Pizza could use some heat
There are many versions of pizza as there are hot sauces. Tomato sauce with mozzarella on a wheat crust works well with many hot sauces. Stay away from sour, strong vinegar-based hot sauces that could clash with the acidity of a tomato sauce if it is on your pizza. A creamy hot sauce can complement the cheese and spices in a tomato sauce.
Tacos…of course tacos
Tacos, burritos, and almost any Mexican-style food pairs well with a traditional hot pepper and vinegar or tomato-based hot sauce. Vinegar is a sharp flavor and is a common hot sauce ingredient that pairs well with the starchy, firm textures of beans, rice, and flour tortillas.
Sour cream mixed with hot sauce makes a great dip
Most hot sauces pair well or mix well with sour cream to become a zesty dip. This combination also works well with a taco on top of a plate of extreme nachos. A red pepper-based hot sauce makes a Southwestern-style dip or topping.
Chili needs hot sauce?
Chili is a very flavorful dish that may already have some spice to it. Adding heat can deter from the heat of chili especially if it is dumped on top as an afterthought. A cream-based hot sauce, or a sauce mixed with sour cream pairs well with chili.
Pork and hot sauce…yum
Pork pairs well with a fruit-based or Caribbean-influenced hot sauce. These types of sauces will often contain pineapple, mango, or passion fruit and will have a reduced amount of heat. These types of sauces can be used when cooking or also as a topping on your favorite grilled pork recipe.
Noodles and hot sauce?…um
Lo Mein noodles have a subtle flavor to them that pairs well with hot sauce. A rich teriyaki or soy-based hot sauce complements the noodles, but these styles of sauces don’t always pack a lot of heat. If you have a teriyaki or soy-based hot sauce pairing it with noodles good prove to stand out in the hot sauce market.

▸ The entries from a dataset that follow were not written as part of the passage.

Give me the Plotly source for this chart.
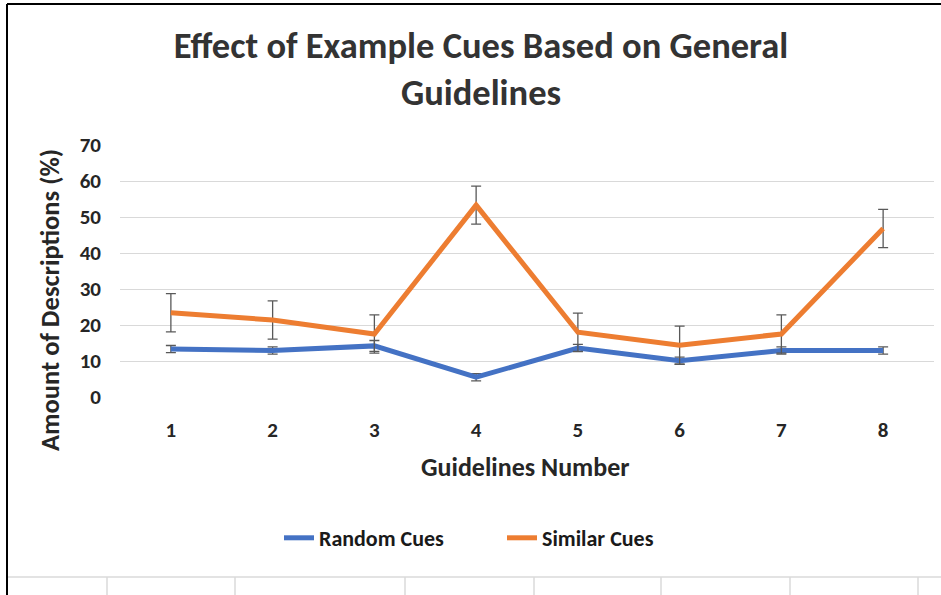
import plotly.graph_objects as go

# data
guidelines = [1, 2, 3, 4, 5, 6, 7, 8]
random_cues = [13.3, 12.9, 14.2, 5.5, 13.6, 10.1, 12.9, 12.9]
random_err = [1.0, 1.0, 1.5, 1.0, 1.0, 1.0, 1.0, 1.0]
similar_cues = [23.4, 21.4, 17.5, 53.3, 18.0, 14.4, 17.5, 46.8]
similar_err = [5.3, 5.3, 5.3, 5.3, 5.3, 5.3, 5.3, 5.3]

W, H = 941, 595
L, R, T, B = 120, 7, 145, 198
FONT = "Carlito, 'Liberation Sans Narrow', Lato, sans-serif"
TXT = "#262626"


def px_x(p):
    return (p - L) / (W - L - R)


def px_y(p):
    return (H - B - p) / (H - T - B)


fig = go.Figure()
fig.add_trace(go.Scatter(
    x=guidelines, y=random_cues, mode="lines", name="<b>Random Cues</b>",
    line=dict(color="#4472C4", width=5),
    error_y=dict(type="data", array=random_err, color="#595959", thickness=1.3, width=5),
))
fig.add_trace(go.Scatter(
    x=guidelines, y=similar_cues, mode="lines", name="<b>Similar Cues</b>",
    line=dict(color="#ED7D31", width=5),
    error_y=dict(type="data", array=similar_err, color="#595959", thickness=1.3, width=5),
))

# frame and spreadsheet cell lines around the chart
shapes = [
    dict(type="line", xref="paper", yref="paper", x0=px_x(7), x1=px_x(7), y0=px_y(4), y1=px_y(600),
         line=dict(color="black", width=2)),
    dict(type="line", xref="paper", yref="paper", x0=px_x(7), x1=px_x(945), y0=px_y(4), y1=px_y(4),
         line=dict(color="black", width=2)),
    dict(type="line", xref="paper", yref="paper", x0=px_x(8), x1=px_x(945), y0=px_y(577), y1=px_y(577),
         line=dict(color="#DADADA", width=1.5)),
]
for cx in [107, 235, 405, 534, 661, 790, 918]:
    shapes.append(dict(type="line", xref="paper", yref="paper", x0=px_x(cx), x1=px_x(cx),
                       y0=px_y(577), y1=px_y(600), line=dict(color="#DADADA", width=1.5)))

fig.update_layout(
    width=W, height=H,
    margin=dict(l=L, r=R, t=T, b=B),
    paper_bgcolor="white", plot_bgcolor="white",
    font=dict(family=FONT, color=TXT, size=21),
    title=dict(
        text="<b>Effect of Example Cues Based on General<br>Guidelines</b>",
        x=481 / W, xanchor="center", y=1 - 58 / H, yanchor="middle",
        font=dict(size=36.5, color="#333333"),
    ),
    xaxis=dict(
        range=[0.5, 8.5], tickvals=guidelines, ticktext=[f"<b>{g}</b>" for g in guidelines],
        showgrid=False, zeroline=False, showline=False, ticks="",
        ticklabelstandoff=18,
        tickfont=dict(size=21, color=TXT),
    ),
    yaxis=dict(
        range=[0, 70], dtick=10, tickformat="d",
        showgrid=True, gridcolor="#D9D9D9", gridwidth=1.3,
        zeroline=False, showline=False, ticks="",
        ticklabelstandoff=18,
        tickprefix="<b>", ticksuffix="</b>",
        tickfont=dict(size=21, color=TXT),
    ),
    showlegend=True,
    legend=dict(
        orientation="h", x=502 / W, xref="container", xanchor="center",
        y=1 - 538 / H, yref="container", yanchor="middle",
        font=dict(size=22, color="#1a1a1a"), entrywidth=178,
    ),
    shapes=shapes,
    annotations=[
        dict(text="<b>Guidelines Number</b>", xref="paper", yref="paper",
             x=px_x(525), y=px_y(467), xanchor="center", yanchor="middle",
             showarrow=False, font=dict(size=26, color=TXT)),
        dict(text="<b>Amount of Descriptions (%)</b>", xref="paper", yref="paper",
             x=px_x(50), y=px_y(300), xanchor="center", yanchor="middle",
             textangle=-90, showarrow=False, font=dict(size=26.5, color=TXT)),
    ],
)

# the page's default body margin would push the figure 8px off
fig.write_html("out.html", config={"displayModeBar": False},
               post_script="document.body.style.margin='0px';")
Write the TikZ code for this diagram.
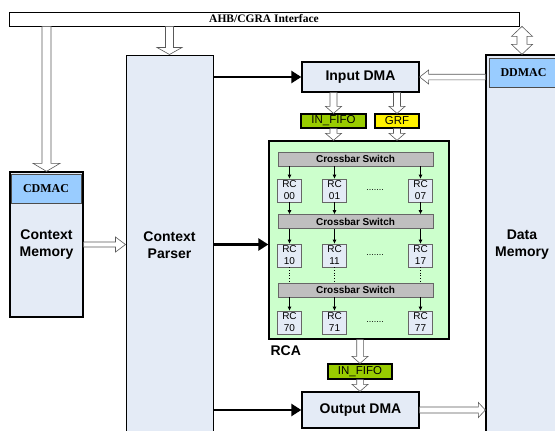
\documentclass[tikz,border=0pt]{standalone}
\usepackage{fontspec}
\setmainfont{Liberation Serif}
\setsansfont{Liberation Sans}
\usetikzlibrary{arrows.meta}
\usetikzlibrary{calc}
\usetikzlibrary{positioning}
\definecolor{boxfill}{RGB}{228,235,246}
\definecolor{dmacblue}{RGB}{153,204,255}
\definecolor{rcagreen}{RGB}{204,255,204}
\definecolor{fifogreen}{RGB}{153,204,0}
\definecolor{xbargray}{RGB}{191,191,191}

% hollow block arrow: from, to, shaft half width, head half width, head length
\newcommand{\hollowarrow}[5]{%
  \path let \p1=(#1), \p2=(#2), \n1={atan2(\y2-\y1,\x2-\x1)}, \n2={veclen(\x2-\x1,\y2-\y1)} in
    [hollow, shift={(\p1)}, rotate=\n1]
    (0,#3) -- (\n2-#5,#3) -- (\n2-#5,#4) -- (\n2,0) -- (\n2-#5,-#4) -- (\n2-#5,-#3) -- (0,-#3) -- cycle;
}
% same with a head at both ends
\newcommand{\hollowdarrow}[5]{%
  \path let \p1=(#1), \p2=(#2), \n1={atan2(\y2-\y1,\x2-\x1)}, \n2={veclen(\x2-\x1,\y2-\y1)} in
    [hollow, shift={(\p1)}, rotate=\n1]
    (0,0) -- (#5,#4) -- (#5,#3) -- (\n2-#5,#3) -- (\n2-#5,#4) -- (\n2,0)
    -- (\n2-#5,-#4) -- (\n2-#5,-#3) -- (#5,-#3) -- (#5,-#4) -- cycle;
}

\begin{document}
\begin{tikzpicture}[x=1pt, y=-1pt,
    box/.style={draw, line width=1.3pt, fill=boxfill, inner sep=0pt, align=center,
      font=\sffamily\bfseries\fontsize{14}{17}\selectfont},
    dmac/.style={draw=black!70, line width=0.6pt, fill=dmacblue, inner sep=0pt,
      font=\bfseries\fontsize{12}{14}\selectfont},
    fifo/.style={draw, line width=1.2pt, inner sep=0pt, font=\sffamily\fontsize{11.5}{12}\selectfont},
    xbar/.style={draw=black!60, line width=0.6pt, fill=xbargray, inner sep=0pt,
      minimum width=155pt, minimum height=14pt, font=\sffamily\bfseries\fontsize{10}{11}\selectfont},
    rc/.style={draw=black!60, line width=0.6pt, fill=boxfill, inner sep=0pt, align=center,
      minimum width=24pt, minimum height=23pt, font=\sffamily\fontsize{10}{12}\selectfont},
    bus/.style={-{Triangle[length=10pt, width=12pt]}, line width=2.4pt},
    link/.style={-{Latex[length=4pt, width=4pt]}, line width=0.6pt},
    hollow/.style={draw=black!65, line width=0.6pt, fill=white, line join=miter},
  ]
  \useasboundingbox (0,0) rectangle (555,431);

  % interface bar
  \node[draw, line width=0.8pt, fill=white, minimum width=510pt, minimum height=14pt, inner sep=0pt,
    font=\bfseries\fontsize{11.5}{12}\selectfont] (bar) at (264,19) {AHB/CGRA Interface};

  % memories and parser
  \node[box, minimum width=73pt, minimum height=145pt] (cmem) at (46.5,244.5) {Context\\Memory};
  \node[dmac, minimum width=70pt, minimum height=29pt] (cdmac) at (46,188.5) {CDMAC};
  \node[box, line width=1pt, minimum width=87pt, minimum height=380pt] (parser) at (169.5,245) {Context\\Parser};
  \node[box, minimum width=72pt, minimum height=380pt] (datamem) at (522,245) {Data\\Memory};
  \node[dmac, minimum width=69pt, minimum height=29pt] (ddmac) at (523.5,72.5) {DDMAC};

  % DMAs and fifos
  \node[box, minimum width=117pt, minimum height=30pt] (indma) at (360.5,77) {Input DMA};
  \node[fifo, fill=fifogreen, minimum width=65pt, minimum height=14pt] (fifoin) at (333.5,121) {IN\_FIFO};
  \node[fifo, fill=yellow, minimum width=44pt, minimum height=14pt] (grf) at (397,121) {GRF};
  \node[fifo, fill=fifogreen, minimum width=64pt, minimum height=15pt] (fifoout) at (360,371.5) {IN\_FIFO};
  \node[box, minimum width=117pt, minimum height=36pt] (outdma) at (360.5,410) {Output DMA};

  % RCA
  \node[draw, line width=1.3pt, fill=rcagreen, minimum width=180pt, minimum height=198pt] (rca) at (359,240) {};
  \node[anchor=north west, inner sep=0pt, font=\sffamily\bfseries\fontsize{14}{16}\selectfont]
    (rcalabel) at ([xshift=2pt, yshift=-6pt]rca.south west) {RCA};
  \node[xbar] (xbar1) at (355.5,159) {Crossbar Switch};
  \node[xbar] (xbar2) at (355.5,221.5) {Crossbar Switch};
  \node[xbar] (xbar3) at (355.5,290) {Crossbar Switch};
  \foreach \row/\y in {0/190.5, 1/255.5, 7/322.5} {
    \foreach \col/\x in {0/289.5, 1/334.5, 7/420.5}
      \node[rc] (rc\row\col) at (\x,\y) {RC\\\row\col};
    \node[inner sep=0pt, font=\sffamily\fontsize{9}{10}\selectfont] (dots\row) at (375,\y) {.......};
  }
  \foreach \col in {0,1,7} {
    \draw[link] (xbar1.south -| rc0\col) -- (rc0\col.north);
    \draw[link] (rc0\col.south) -- (xbar2.north -| rc0\col);
    \draw[link] (xbar2.south -| rc1\col) -- (rc1\col.north);
    \draw[dotted, line width=0.7pt] (rc1\col.south) -- (xbar3.north -| rc1\col);
    \draw[link] (xbar3.south -| rc7\col) -- (rc7\col.north);
  }

  % control buses
  \draw[bus] (parser.east |- indma.west) -- (indma.west);
  \draw[bus] (parser.east |- cmem.east) -- (rca.west |- cmem.east);
  \draw[bus] (parser.east |- outdma.west) -- (outdma.west);

  % data paths
  \hollowarrow{bar.south -| cmem.north}{cmem.north}{4.5}{13.5}{8}
  \hollowarrow{bar.south -| parser.north}{parser.north}{4}{12.5}{7}
  \hollowdarrow{bar.south -| datamem.north}{datamem.north}{5}{10.5}{10}
  \hollowarrow{cmem.east}{parser.west |- cmem.east}{2.5}{7.5}{10}
  \hollowarrow{datamem.west |- indma.east}{indma.east}{2.8}{7}{9}
  \hollowarrow{outdma.east}{datamem.west |- outdma.east}{3}{7.5}{7}
  \hollowarrow{indma.south -| fifoin}{fifoin.north}{3.5}{8}{7}
  \hollowarrow{indma.south -| grf}{grf.north}{3.5}{8}{7}
  \hollowarrow{fifoin.south}{rca.north -| fifoin}{3.5}{8}{7}
  \hollowarrow{grf.south}{rca.north -| grf}{3.5}{8}{7}
  \hollowarrow{rca.south -| fifoout}{fifoout.north}{3.3}{8}{7}
  \hollowarrow{fifoout.south}{outdma.north -| fifoout}{3.3}{8}{7}
\end{tikzpicture}
\end{document}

Flavors overtone of common hot sauces
Flavor overtones are the flavors in a hot sauce that are dominant and stand out. Aside from heat, there are many common flavors of hot sauces and these are expanding from the original pungency of a vinegar based sauce.
Sweet works well with heat
There are many brands and varieties of hot sauces that have a sweet flavor to them that hit the taste buds before the heat. A sweet sauce works well with pizza, noodles, bread, and makes a great spread mixed with cream cheese.
Fruity flavored hot sauce
Hot sauces that mimic Caribbean flavors will use combinations of tropical fruits. Jellies and jams are popular and can be used as a chicken wing glaze or a dipping sauce. These types of sauces make a great sweet and heat spread on sandwiches and crackers.
Smokey is a delicious hot sauce flavor
A smokey flavored hot sauce works well with meats like steak, pork, and chicken. A thick and smokey flavored hot sauce is delicious over a grilled hamburger. I do not like a smokey-flavored hot sauce on my eggs, tacos, or pizza.
Sour is an acquired taste
Sweet and sour hot sauce flavors are more common than a stand-alone sour flavor. Sour, citrus, or berry-based hot sauces and are great that pair well with a crunchy or firm-textured vegetable stir fry.
Mushroom based hot sauce
A mushroom-based hot sauce will have a strong and rich umami flavor along with the heat from the hot peppers. Although also an umami flavor, steak pairs well with a mushroom-based hot sauce of creamy texture. These sauces are also great with the firm texture of a wild rice dish…and can liven it up.
Tomato based hot sauce
Tomato-based hot sauces pair well with the Mexican-inspired foods listed above. Some of these styles of sauces will be thick textured or chunky like salsa or picante.
Less popular foods paired with hot sauce
Because recently hot sauce manufacturers have boldly expanded the flavor combinations of the hot sauce varieties, they can be paired with foods outside of the common and popular food pairings. Desserts and snacks, as well as other combinations with other condiments, are all getting “spiced up”. Sometimes these foods are complemented by a popular sauce flavor like Huy Fong Sriracha.